Le procureur général de la Cour de cassation préconise de casser la décision qui, à la surprise générale, avait ordonné le 20 mai la reprise des traitements visant à maintenir en vie Vincent Lambert, patient tétraplégique en état végétatif depuis 2008, a-t-on appris jeudi.
Dans son avis écrit qu’il soutiendra à l’audience de la Cour de cassation, qui se réunira lundi en assemblée plénière, François Molins préconise la « cassation » de l’arrêt de la cour d’appel de Paris, « sans renvoi » devant une autre juridiction.
Celle-ci avait ordonné le 20 mai la reprise de l’alimentation et de l’hydratation de Vincent Lambert, interrompues le matin même, comme demandé par un comité de l’ONU en attendant qu’il se prononce sur le fond du dossier. Si une telle cassation intervenait, cela pourrait entraîner indirectement un nouvel arrêt des traitements.

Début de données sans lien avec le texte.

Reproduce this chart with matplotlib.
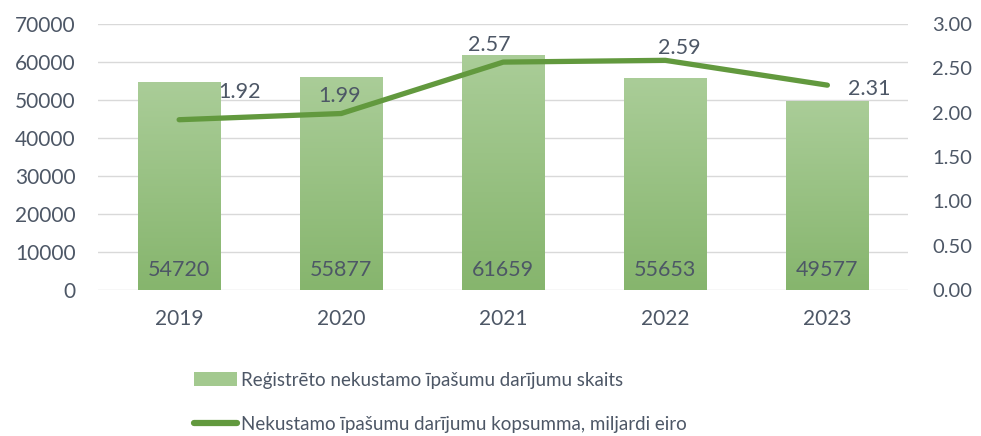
import numpy as np
import matplotlib.pyplot as plt
from matplotlib.patches import Patch
from matplotlib.lines import Line2D
from matplotlib.colors import LinearSegmentedColormap

plt.rcParams['font.family'] = ['Lato', 'DejaVu Sans']

# data
years = ["2019", "2020", "2021", "2022", "2023"]
deals_count = [54720, 55877, 61659, 55653, 49577]
deals_sum = [1.92, 1.99, 2.57, 2.59, 2.31]

bar_label = "Reģistrēto nekustamo īpašumu darījumu skaits"
line_label = "Nekustamo īpašumu darījumu kopsumma, miljardi eiro"

# label offsets for the line values (pixels)
line_offsets = [(60, 28), (-2, 18), (-14, 17), (14, 12), (42, -4)]

text_col = "#4d5766"
grid_col = "#d9d9d9"
line_col = "#62993e"
bar_top = "#aacd98"
bar_bottom = "#86b56d"

fig = plt.figure(figsize=(9.81, 4.36), dpi=100)
ax = fig.add_axes([0.1, 0.335, 0.826, 0.61])
ax2 = ax.twinx()

x = np.arange(len(years))
bars = ax.bar(x, deals_count, width=0.51, color="none", zorder=2)

# gradient fill for each bar
cmap = LinearSegmentedColormap.from_list("g", [bar_bottom, bar_top])
grad = np.linspace(0, 1, 256).reshape(-1, 1)
for b in bars:
    x0, y0 = b.get_x(), b.get_y()
    ax.imshow(grad, cmap=cmap, origin="lower", aspect="auto",
              extent=[x0, x0 + b.get_width(), y0, y0 + b.get_height()], zorder=2)

ax.set_xlim(-0.5, len(years) - 0.5)
ax.set_ylim(0, 70000)
ax.set_yticks(np.arange(0, 70001, 10000))
ax.grid(axis="y", color=grid_col, lw=1, zorder=0)
ax.set_axisbelow(True)
ax.set_xticks(x)
ax.set_xticklabels(years)

for i, v in enumerate(deals_count):
    ax.text(x[i], 5300, str(v), ha="center", va="center", fontsize=15.5,
            color=text_col, zorder=4)

ax2.plot(x, deals_sum, color=line_col, lw=3.8, solid_capstyle="round", zorder=3)
ax2.set_ylim(0, 3.0)
ax2.set_yticks(np.arange(0, 3.01, 0.5))
ax2.set_yticklabels([f"{t:.2f}" for t in np.arange(0, 3.01, 0.5)])
for i, v in enumerate(deals_sum):
    ax2.annotate(f"{v:.2f}", (x[i], v), xytext=line_offsets[i],
                 textcoords="offset pixels", ha="center", va="center",
                 fontsize=15.5, color=text_col)

for a in (ax, ax2):
    for s in a.spines.values():
        s.set_visible(False)
    a.tick_params(length=0, labelsize=15, labelcolor=text_col)
ax.tick_params(axis="y", pad=16)
ax.tick_params(axis="x", pad=14)
ax2.tick_params(axis="y", pad=17, labelsize=14.5)

handles = [Patch(facecolor="#a3c98f", edgecolor="none"),
           Line2D([0], [0], color=line_col, lw=4.5, solid_capstyle="round")]
fig.legend(handles, [bar_label, line_label], loc="upper left",
           bbox_to_anchor=(0.19, 0.165), frameon=False, fontsize=13.5,
           labelcolor=text_col, handlelength=2.3, handleheight=0.8,
           handletextpad=0.2, labelspacing=1.45, borderaxespad=0)

fig.savefig("out.png", dpi=100)
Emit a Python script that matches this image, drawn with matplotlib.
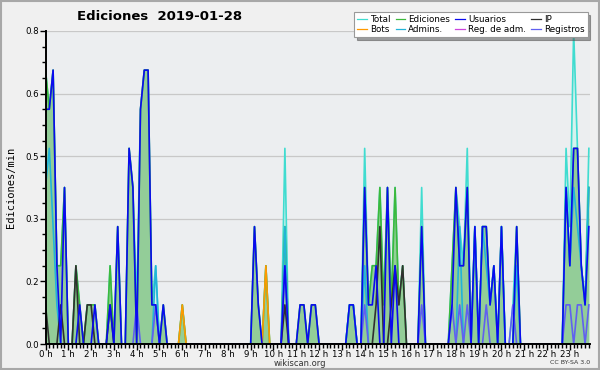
import numpy as np
import matplotlib
matplotlib.use('Agg')
import matplotlib.pyplot as plt
from matplotlib.patches import Rectangle

# edits per 10-minute bin, one row per hour (6 bins each)
total_10min = [
    7, 6, 7, 2, 2, 4,   0, 0, 2, 1, 0, 1,   1, 1, 0, 0, 0, 2,   0, 3, 0, 0, 5, 4,
    1, 6, 7, 7, 1, 2,   0, 1, 0, 0, 0, 0,   1, 0, 0, 0, 0, 0,   0, 0, 0, 0, 0, 0,
    0, 0, 0, 0, 0, 0,   0, 3, 1, 0, 2, 0,   0, 0, 0, 5, 0, 0,   0, 1, 1, 0, 1, 1,
    0, 0, 0, 0, 0, 0,   0, 0, 1, 1, 0, 0,   5, 1, 2, 2, 4, 1,   4, 1, 4, 1, 2, 0,
    0, 0, 0, 4, 0, 0,   0, 0, 0, 0, 0, 2,   4, 3, 2, 5, 0, 3,   0, 3, 3, 1, 2, 0,
    3, 0, 0, 1, 3, 0,   0, 0, 0, 0, 0, 0,   0, 0, 0, 0, 0, 5,   3, 8, 5, 2, 1, 5,
]
ediciones_10min = [
    7, 6, 7, 2, 2, 4,   0, 0, 2, 1, 0, 1,   1, 1, 0, 0, 0, 2,   0, 3, 0, 0, 5, 4,
    0, 6, 7, 7, 1, 1,   0, 1, 0, 0, 0, 0,   1, 0, 0, 0, 0, 0,   0, 0, 0, 0, 0, 0,
    0, 0, 0, 0, 0, 0,   0, 3, 1, 0, 2, 0,   0, 0, 0, 3, 0, 0,   0, 1, 1, 0, 1, 1,
    0, 0, 0, 0, 0, 0,   0, 0, 1, 1, 0, 0,   4, 1, 2, 2, 4, 1,   4, 1, 4, 1, 2, 0,
    0, 0, 0, 3, 0, 0,   0, 0, 0, 0, 0, 2,   4, 2, 2, 4, 0, 3,   0, 3, 3, 1, 2, 0,
    3, 0, 0, 0, 3, 0,   0, 0, 0, 0, 0, 0,   0, 0, 0, 0, 0, 4,   2, 5, 5, 2, 1, 4,
]
usuarios_10min = [
    6, 6, 7, 2, 0, 4,   0, 0, 0, 1, 0, 0,   0, 1, 0, 0, 0, 1,   0, 3, 0, 0, 5, 4,
    0, 6, 7, 7, 1, 1,   0, 1, 0, 0, 0, 0,   0, 0, 0, 0, 0, 0,   0, 0, 0, 0, 0, 0,
    0, 0, 0, 0, 0, 0,   0, 3, 1, 0, 0, 0,   0, 0, 0, 2, 0, 0,   0, 1, 1, 0, 1, 1,
    0, 0, 0, 0, 0, 0,   0, 0, 1, 1, 0, 0,   4, 1, 1, 2, 0, 0,   4, 0, 2, 0, 0, 0,
    0, 0, 0, 3, 0, 0,   0, 0, 0, 0, 0, 1,   4, 2, 2, 4, 0, 3,   0, 3, 3, 1, 2, 0,
    3, 0, 0, 0, 3, 0,   0, 0, 0, 0, 0, 0,   0, 0, 0, 0, 0, 4,   2, 5, 5, 2, 1, 3,
]
ip_10min = [
    1, 0, 0, 0, 1, 0,   0, 0, 2, 0, 0, 1,   1, 0, 0, 0, 0, 1,   0, 0, 0, 0, 0, 0,
    0, 0, 0, 0, 0, 0,   0, 0, 0, 0, 0, 0,   0, 0, 0, 0, 0, 0,   0, 0, 0, 0, 0, 0,
    0, 0, 0, 0, 0, 0,   0, 0, 0, 0, 0, 0,   0, 0, 0, 1, 0, 0,   0, 0, 0, 0, 0, 0,
    0, 0, 0, 0, 0, 0,   0, 0, 0, 0, 0, 0,   0, 0, 0, 1, 3, 0,   0, 1, 2, 1, 2, 0,
    0, 0, 0, 0, 0, 0,   0, 0, 0, 0, 0, 0,   0, 0, 0, 0, 0, 0,   0, 0, 0, 0, 0, 0,
    0, 0, 0, 0, 0, 0,   0, 0, 0, 0, 0, 0,   0, 0, 0, 0, 0, 0,   0, 0, 0, 0, 0, 0,
]
bots_10min = [0] * 144
bots_10min[36] = 1
bots_10min[58] = 2
admins_10min = [
    4, 5, 3, 1, 0, 0,   0, 0, 0, 0, 0, 0,   0, 0, 0, 0, 0, 0,   0, 0, 0, 0, 0, 0,
    0, 0, 0, 0, 0, 2,   0, 0, 0, 0, 0, 0,   0, 0, 0, 0, 0, 0,   0, 0, 0, 0, 0, 0,
    0, 0, 0, 0, 0, 0,   0, 0, 0, 0, 0, 0,   0, 0, 0, 3, 0, 0,   0, 0, 0, 0, 0, 0,
    0, 0, 0, 0, 0, 0,   0, 0, 1, 1, 0, 0,   2, 0, 0, 0, 0, 0,   0, 0, 0, 0, 0, 0,
    0, 0, 0, 0, 0, 0,   0, 0, 0, 0, 0, 0,   0, 3, 0, 0, 0, 3,   0, 3, 2, 1, 2, 0,
    3, 0, 0, 0, 2, 0,   0, 0, 0, 0, 0, 0,   0, 0, 0, 0, 0, 4,   2, 4, 3, 2, 1, 4,
]
reg_adm_10min = [0] * 144
registros_10min = [
    0, 0, 0, 0, 0, 0,   0, 0, 0, 0, 0, 0,   0, 0, 0, 0, 0, 0,   0, 0, 0, 0, 0, 0,
    1, 0, 0, 0, 0, 1,   0, 0, 0, 0, 0, 0,   0, 0, 0, 0, 0, 0,   0, 0, 0, 0, 0, 0,
    0, 0, 0, 0, 0, 0,   0, 0, 0, 0, 0, 0,   0, 0, 0, 2, 0, 0,   0, 0, 0, 0, 0, 0,
    0, 0, 0, 0, 0, 0,   0, 0, 0, 0, 0, 0,   1, 0, 0, 0, 0, 0,   0, 0, 0, 0, 0, 0,
    0, 0, 0, 1, 0, 0,   0, 0, 0, 0, 0, 1,   0, 1, 0, 1, 0, 0,   0, 0, 1, 0, 0, 0,
    0, 0, 0, 1, 0, 0,   0, 0, 0, 0, 0, 0,   0, 0, 0, 0, 0, 1,   1, 0, 1, 1, 0, 1,
]
hour_labels = ['%d h' % h for h in range(24)]

bins = np.arange(144)


def per_min(counts):
    return np.array(counts) / 10.0


fig = plt.figure(figsize=(6, 3.7), dpi=100, facecolor='#f0f0f0')
fig.patches.append(Rectangle((0.002, 0.003), 0.996, 0.994, transform=fig.transFigure,
                             fill=False, edgecolor='#a8a8a8', linewidth=1.5))
ax = fig.add_axes([45.5 / 600, 1 - 344 / 370, (590 - 45.5) / 600, 313 / 370])
ax.set_facecolor('#eceef0')

yt = np.arange(0, 0.81, 0.16)
for v in yt[1:]:
    ax.axhline(v, color='#c8c8c8', lw=0.9, zorder=0)

tot = per_min(total_10min)
ed = per_min(ediciones_10min)
ax.fill_between(bins, tot, color='#d6f2ee', lw=0, zorder=1)
ax.plot(bins, tot, color='#40dcd0', lw=1.2, zorder=2, label='Total')
ax.fill_between(bins, ed, color='#8cc98f', alpha=0.9, lw=0, zorder=3)
ax.plot(bins, ed, color='#3cb93c', lw=1.2, zorder=4, label='Ediciones')
ax.plot(bins, per_min(bots_10min), color='#ff9900', lw=1.2, zorder=5, label='Bots')
ax.plot(bins, per_min(admins_10min), color='#22b4d8', lw=1.2, zorder=5, label='Admins.')
ax.plot(bins, per_min(reg_adm_10min), color='#cc44dd', lw=1.2, zorder=5, label='Reg. de adm.')
ax.plot(bins, per_min(registros_10min), color='#6060f0', lw=1.2, zorder=5, label='Registros')
ax.plot(bins, per_min(ip_10min), color='#303030', lw=1.2, zorder=6, label='IP')
ax.plot(bins, per_min(usuarios_10min), color='#0a0af0', lw=1.2, zorder=7, label='Usuarios')

ax.set_xlim(0, 143.3)
ax.set_ylim(0, 0.8)
ax.set_yticks(yt)
ax.set_yticklabels(['%.1f' % v for v in yt])
ax.set_yticks(np.arange(0, 0.81, 0.04), minor=True)
ax.set_xticks(np.arange(0, 144, 6))
ax.set_xticklabels(hour_labels)
ax.set_xticks(bins, minor=True)
ax.tick_params(axis='both', which='major', labelsize=6.2, length=4, width=1, pad=0.5, color='black')
ax.tick_params(axis='both', which='minor', length=3, width=1)
for s in ['top', 'right']:
    ax.spines[s].set_visible(False)
for s in ['left', 'bottom']:
    ax.spines[s].set_linewidth(1.4)
    ax.spines[s].set_zorder(10)

ax.set_ylabel('Ediciones/min', fontsize=7.5, family='DejaVu Sans Mono', labelpad=7)
fig.text(160 / 600, 1 - 17 / 370, 'Ediciones  2019-01-28', ha='center', va='center',
         fontsize=9.5, fontweight='bold')
fig.text(300 / 600, 1 - 363 / 370, 'wikiscan.org', ha='center', va='center', fontsize=6, color='#333333')
fig.text(590 / 600, 1 - 363 / 370, 'CC BY-SA 3.0', ha='right', va='center', fontsize=4.5, color='#333333')

h, l = ax.get_legend_handles_labels()
order = ['Total', 'Bots', 'Ediciones', 'Admins.', 'Usuarios', 'Reg. de adm.', 'IP', 'Registros']
hd = dict(zip(l, h))
leg = fig.legend([hd[k] for k in order], order, ncol=4, loc='upper right',
                 bbox_to_anchor=(592 / 600, 1 - 8 / 370), fontsize=6.3, frameon=True,
                 fancybox=False, shadow=True, handlelength=1.1, handletextpad=0.35,
                 columnspacing=0.6, labelspacing=0.1, borderpad=0.35)
leg.get_frame().set_edgecolor('#999999')
leg.get_frame().set_linewidth(0.8)
for line in leg.get_lines():
    line.set_linewidth(0.9)

plt.savefig('out.png', dpi=100, facecolor=fig.get_facecolor())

Au sein de la famille de Vincent Lambert, déchirée entre deux camps, les avocats de son épouse soutiennent un tel scénario. La Cour de cassation est saisie des pourvois de l’État, des ministères de la Santé et des Affaires étrangères et du CHU de Reims. Il appartiendra à la haute juridiction non pas de statuer sur le bien-fondé de l’arrêt des soins, mais de trancher un débat très technique en disant notamment si le juge judiciaire – la cour d’appel – était compétent.
Atteinte à la « liberté individuelle » ?
De tels litiges relèvent habituellement de la justice administrative. En avril, le Conseil d’État, la plus haute juridiction administrative, avait de nouveau validé la décision médicale d’arrêter les traitements. La Cour européenne des droits de l’Homme (CEDH) lui avait donné raison. Les parents Lambert, fervents catholiques opposés à l’arrêt des traitements, s’étaient tournés vers le juge judiciaire pour obtenir le maintien des soins, comme demandé par le Comité des droits des personnes handicapées (CDPH), émanation de l’ONU.
Pour se déclarer compétente, la cour d’appel s’était fondée sur la notion juridique de « voie de fait », qui permet au juge judiciaire de sanctionner une atteinte à la « liberté individuelle » commise par l’administration. Pour les juges, cette dernière avait porté atteinte au droit « à la vie » en se dispensant de maintenir les traitements comme le demandait le CDPH.
François Molins souligne au contraire qu’il n’y a pas là d’atteinte à la « liberté individuelle » au sens de la Constitution et de la jurisprudence, que la décision d’arrêt des traitements était légale et que les demandes du comité de l’ONU ne sont pas contraignantes. Il conclut qu’en l’absence de « voie de fait », la cour d’appel n’était pas compétente.